§ Task to complete
Each line that holds the word "matplotlib" should be returned.

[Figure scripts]
┄┄┄┄┄┄

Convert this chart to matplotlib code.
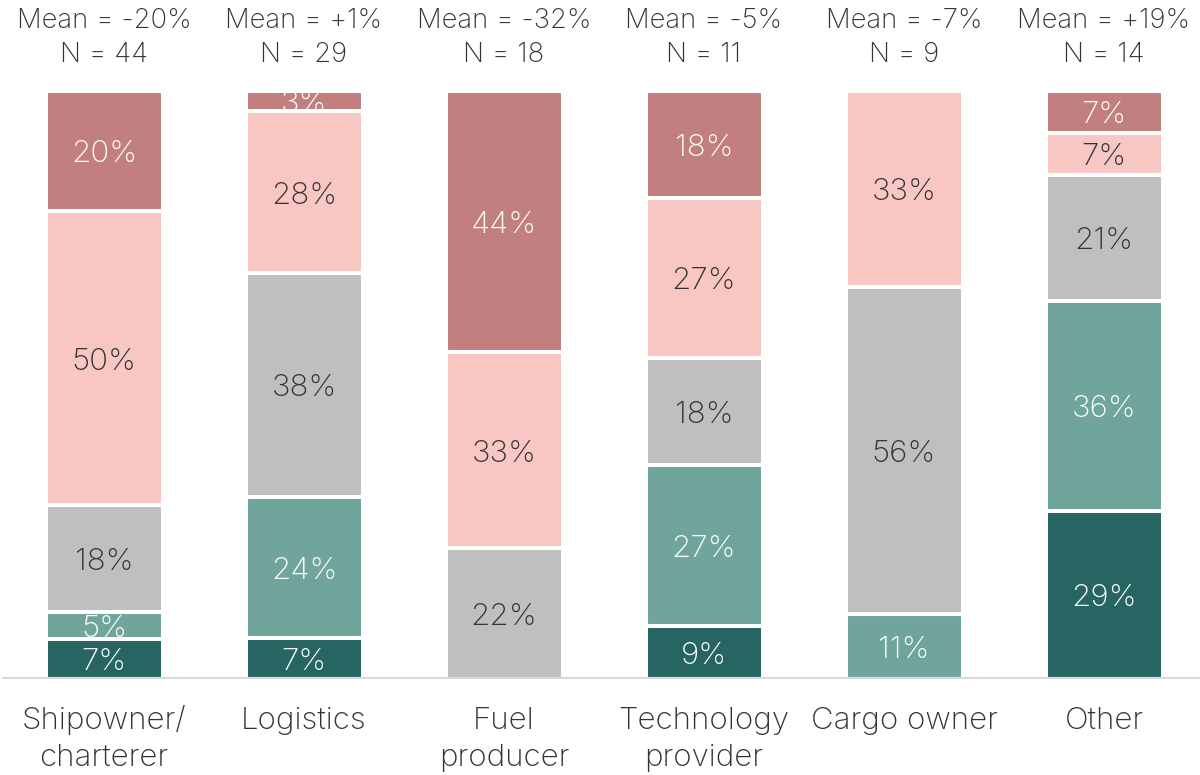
import matplotlib
matplotlib.use("Agg")
import matplotlib.pyplot as plt
from matplotlib.transforms import Bbox, TransformedBbox, blended_transform_factory

# respondents per answer, bottom to top of each bar
categories = ["Shipowner/\ncharterer", "Logistics", "Fuel\nproducer",
              "Technology\nprovider", "Cargo owner", "Other"]
means = ["-20%", "+1%", "-32%", "-5%", "-7%", "+19%"]
n_resp = [44, 29, 18, 11, 9, 14]
dark_teal = [3, 2, 0, 1, 0, 4]
teal = [2, 7, 0, 3, 1, 5]
grey = [8, 11, 4, 2, 5, 3]
pink = [22, 8, 6, 3, 3, 1]
rose = [9, 1, 8, 2, 0, 1]

series = [dark_teal, teal, grey, pink, rose]
colors = ["#276563", "#6fa59b", "#bfbfbf", "#f8c7c3", "#c27f7f"]
txt_colors = ["white", "white", "#333333", "#333333", "white"]

plt.rcParams['font.family'] = ['Inter', 'DejaVu Sans']
fig = plt.figure(figsize=(12, 7.75), dpi=100)
ax = fig.add_axes([0, 1 - 679 / 775, 1, 588 / 775])
ax.set_xlim(-0.52, 5.48)
ax.set_ylim(0, 1)
ax.axis("off")

fs = 22.5
w = 0.585
for i in range(len(categories)):
    bottom = 0.0
    for s, col, tc in zip(series, colors, txt_colors):
        frac = s[i] / n_resp[i]
        if frac == 0:
            continue
        ax.bar(i, frac, w, bottom=bottom, color=col, edgecolor="white", linewidth=2.9)
        t = ax.annotate(f"{round(frac * 100)}%", (i, bottom + frac / 2), xytext=(0, -0.727 * fs / 2),
                        textcoords="offset points", ha="center", va="baseline",
                        fontsize=fs, color=tc, fontweight="light")
        t.set_clip_box(TransformedBbox(Bbox([[i - w / 2, bottom + 0.003], [i + w / 2, bottom + frac - 0.003]]),
                                       ax.transData))
        t.set_clip_on(True)
        bottom += frac

ax.axhline(0, xmin=0.003, xmax=1, color="#d9d9d9", linewidth=3, zorder=5)

tr = blended_transform_factory(ax.transData, fig.transFigure)
for i in range(len(categories)):
    ax.text(i, 1 - 28.5 / 775, f"Mean = {means[i]}", ha="center", va="baseline", fontsize=19.8,
            color="#333333", fontweight="light", transform=tr, clip_on=False)
    ax.text(i, 1 - 62.5 / 775, f"N = {n_resp[i]}", ha="center", va="baseline", fontsize=19.8,
            color="#333333", fontweight="light", transform=tr, clip_on=False)
    for k, line in enumerate(categories[i].split("\n")):
        ax.text(i, 1 - (729 + 37 * k) / 775, line, ha="center", va="baseline", fontsize=fs,
                color="#333333", fontweight="light", transform=tr, clip_on=False)

fig.savefig("out.png", dpi=100)
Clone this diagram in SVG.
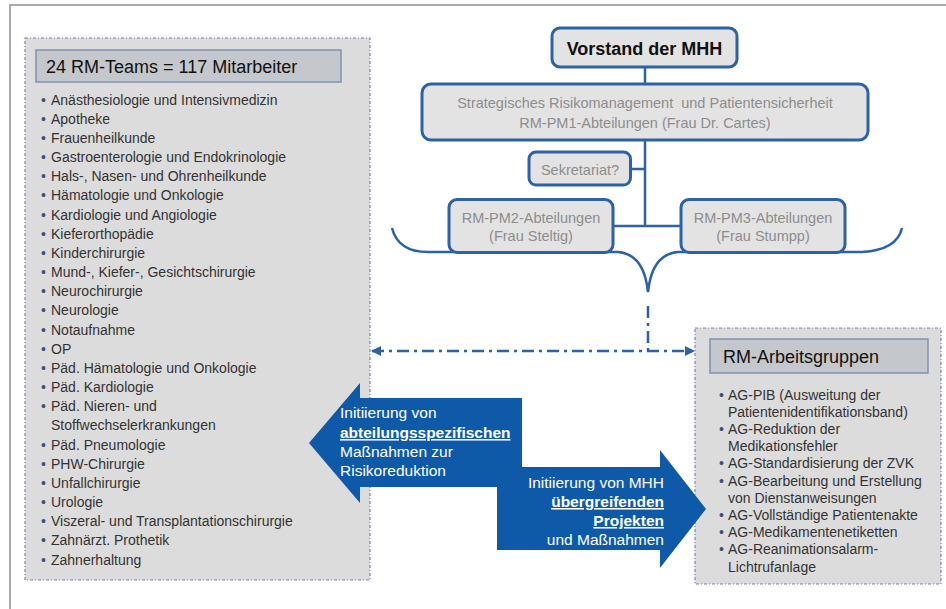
<svg xmlns="http://www.w3.org/2000/svg" width="946" height="609" viewBox="0 0 946 609">
<defs>
<style>
text{font-family:"Liberation Sans",Arial,sans-serif}
.frame{stroke:#a9a9a9;stroke-width:2;fill:none}
.panel{fill:#dcdcdc;stroke:#7f80b8;stroke-width:1.2;stroke-dasharray:3 2 1 2}
.hdr{fill:#c4c7cb;stroke:#7f93b3;stroke-width:1.5}
.hdrt{font-size:18px;fill:#111}
.li{font-size:14px;fill:#333}
.b{fill:#3c4f7a}
.node{fill:#e3e3e3;stroke:#2d62a6;stroke-width:3}
.nt{font-size:14.5px;fill:#8d8d8d;text-anchor:middle}
.tree{stroke:#2d62a6;stroke-width:2.5;fill:none}
.dd{stroke:#2d62a6;stroke-width:2.5;fill:none;stroke-dasharray:12 5 3 5}
.arrow{fill:#0f5aa8}
.at{font-size:15.5px;fill:#fff}
.u{font-weight:bold;text-decoration:underline}
</style>
<marker id="ah" viewBox="0 0 10 10" refX="9" refY="5" markerWidth="4" markerHeight="4" orient="auto-start-reverse">
<path d="M0,0 L10,5 L0,10 Z" fill="#2d62a6"/>
</marker>
</defs>
<rect width="946" height="609" fill="#fff"/>
<path class="frame" d="M10,609 L10,5 L946,5"/>

<g id="rm-teams">
<rect class="panel" x="25" y="38" width="345" height="542"/>
<rect class="hdr" x="36" y="50" width="305" height="32"/>
<text class="hdrt" x="46" y="72.5">24 RM-Teams = 117 Mitarbeiter</text>
<g class="li">
<text y="104.5"><tspan class="b" x="41">•</tspan><tspan x="51">Anästhesiologie und Intensivmedizin</tspan></text>
<text y="123.7"><tspan class="b" x="41">•</tspan><tspan x="51">Apotheke</tspan></text>
<text y="142.8"><tspan class="b" x="41">•</tspan><tspan x="51">Frauenheilkunde</tspan></text>
<text y="162"><tspan class="b" x="41">•</tspan><tspan x="51">Gastroenterologie und Endokrinologie</tspan></text>
<text y="181.2"><tspan class="b" x="41">•</tspan><tspan x="51">Hals-, Nasen- und Ohrenheilkunde</tspan></text>
<text y="200.4"><tspan class="b" x="41">•</tspan><tspan x="51">Hämatologie und Onkologie</tspan></text>
<text y="219.5"><tspan class="b" x="41">•</tspan><tspan x="51">Kardiologie und Angiologie</tspan></text>
<text y="238.7"><tspan class="b" x="41">•</tspan><tspan x="51">Kieferorthopädie</tspan></text>
<text y="257.9"><tspan class="b" x="41">•</tspan><tspan x="51">Kinderchirurgie</tspan></text>
<text y="277"><tspan class="b" x="41">•</tspan><tspan x="51">Mund-, Kiefer-, Gesichtschirurgie</tspan></text>
<text y="296.2"><tspan class="b" x="41">•</tspan><tspan x="51">Neurochirurgie</tspan></text>
<text y="315.4"><tspan class="b" x="41">•</tspan><tspan x="51">Neurologie</tspan></text>
<text y="334.5"><tspan class="b" x="41">•</tspan><tspan x="51">Notaufnahme</tspan></text>
<text y="353.7"><tspan class="b" x="41">•</tspan><tspan x="51">OP</tspan></text>
<text y="372.9"><tspan class="b" x="41">•</tspan><tspan x="51">Päd. Hämatologie und Onkologie</tspan></text>
<text y="392.1"><tspan class="b" x="41">•</tspan><tspan x="51">Päd. Kardiologie</tspan></text>
<text y="411.2"><tspan class="b" x="41">•</tspan><tspan x="51">Päd. Nieren- und</tspan></text>
<text y="430.4" x="51">Stoffwechselerkrankungen</text>
<text y="449.6"><tspan class="b" x="41">•</tspan><tspan x="51">Päd. Pneumologie</tspan></text>
<text y="468.7"><tspan class="b" x="41">•</tspan><tspan x="51">PHW-Chirurgie</tspan></text>
<text y="487.9"><tspan class="b" x="41">•</tspan><tspan x="51">Unfallchirurgie</tspan></text>
<text y="507.1"><tspan class="b" x="41">•</tspan><tspan x="51">Urologie</tspan></text>
<text y="526.2"><tspan class="b" x="41">•</tspan><tspan x="51">Viszeral- und Transplantationschirurgie</tspan></text>
<text y="545.4"><tspan class="b" x="41">•</tspan><tspan x="51">Zahnärzt. Prothetik</tspan></text>
<text y="564.6"><tspan class="b" x="41">•</tspan><tspan x="51">Zahnerhaltung</tspan></text>
</g>
</g>

<g id="rm-arbeitsgruppen">
<rect class="panel" x="695" y="328" width="246" height="256"/>
<rect class="hdr" x="710" y="339" width="218" height="34"/>
<text class="hdrt" x="723" y="363">RM-Arbeitsgruppen</text>
<g class="li">
<text y="399.5"><tspan class="b" x="719">•</tspan><tspan x="728">AG-PIB (Ausweitung der</tspan></text>
<text y="416.7" x="728">Patientenidentifikationsband)</text>
<text y="433.9"><tspan class="b" x="719">•</tspan><tspan x="728">AG-Reduktion der</tspan></text>
<text y="451.1" x="728">Medikationsfehler</text>
<text y="468.3"><tspan class="b" x="719">•</tspan><tspan x="728">AG-Standardisierung der ZVK</tspan></text>
<text y="485.5"><tspan class="b" x="719">•</tspan><tspan x="728">AG-Bearbeitung und Erstellung</tspan></text>
<text y="502.7" x="728">von Dienstanweisungen</text>
<text y="519.9"><tspan class="b" x="719">•</tspan><tspan x="728">AG-Vollständige Patientenakte</tspan></text>
<text y="537.1"><tspan class="b" x="719">•</tspan><tspan x="728">AG-Medikamentenetiketten</tspan></text>
<text y="554.3"><tspan class="b" x="719">•</tspan><tspan x="728">AG-Reanimationsalarm-</tspan></text>
<text y="571.5" x="728">Lichtrufanlage</text>
</g>
</g>

<g id="connectors">
<path class="tree" d="M645,67 L645,84 M645,140 L645,226 M630.5,169 L645,169 M613,226 L681,226"/>
<path class="tree" d="M392,228 Q398,252 428,252 L618,252 Q644,254 648,292 Q652,254 678,252 L862,252 Q897,250 902,228"/>
<path class="dd" d="M648,306 L648,351"/>
<path class="dd" d="M372,351 L694,351" marker-start="url(#ah)" marker-end="url(#ah)"/>
</g>

<g id="vorstand">
<rect class="node" x="552" y="28" width="185" height="39" rx="8"/>
<text x="644.5" y="54.5" font-size="18" font-weight="bold" fill="#111" text-anchor="middle">Vorstand der MHH</text>
</g>
<g id="strategisch">
<rect class="node" x="422" y="84" width="446" height="56" rx="9"/>
<text class="nt" x="645" y="108" font-size="15.5">Strategisches Risikomanagement&#160; und Patientensicherheit</text>
<text class="nt" x="645" y="128" font-size="15.5">RM-PM1-Abteilungen (Frau Dr. Cartes)</text>
</g>
<g id="sekretariat">
<rect class="node" x="529" y="152" width="101.5" height="33" rx="7"/>
<text class="nt" x="580" y="175">Sekretariat?</text>
</g>
<g id="rm-pm2">
<rect class="node" x="449" y="199.5" width="164" height="53" rx="8"/>
<text class="nt" x="531" y="223">RM-PM2-Abteilungen</text>
<text class="nt" x="531" y="241">(Frau Steltig)</text>
</g>
<g id="rm-pm3">
<rect class="node" x="681" y="199.5" width="164" height="53" rx="8"/>
<text class="nt" x="763" y="223">RM-PM3-Abteilungen</text>
<text class="nt" x="763" y="241">(Frau Stumpp)</text>
</g>

<g id="arrow-left">
<polygon class="arrow" points="309,443 360,383 360,398 522,398 522,487 360,487 360,503"/>
<text class="at" x="340" y="418">Initiierung von</text>
<text class="at u" x="340" y="438">abteilungsspezifischen</text>
<text class="at" x="340" y="457">Maßnahmen zur</text>
<text class="at" x="340" y="476">Risikoreduktion</text>
</g>
<g id="arrow-right">
<polygon class="arrow" points="497,467 660,467 660,450 706,509 660,568 660,550 497,550"/>
<g text-anchor="end">
<text class="at" x="664" y="488">Initiierung von MHH</text>
<text class="at u" x="664" y="507">übergreifenden</text>
<text class="at u" x="664" y="526">Projekten</text>
<text class="at" x="664" y="545">und Maßnahmen</text>
</g>
</g>
</svg>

┄┄┄┄┄┄

§ Task output
Convert this chart to matplotlib code.
import matplotlib
matplotlib.use("Agg")
import matplotlib.pyplot as plt
from matplotlib.transforms import Bbox, TransformedBbox, blended_transform_factory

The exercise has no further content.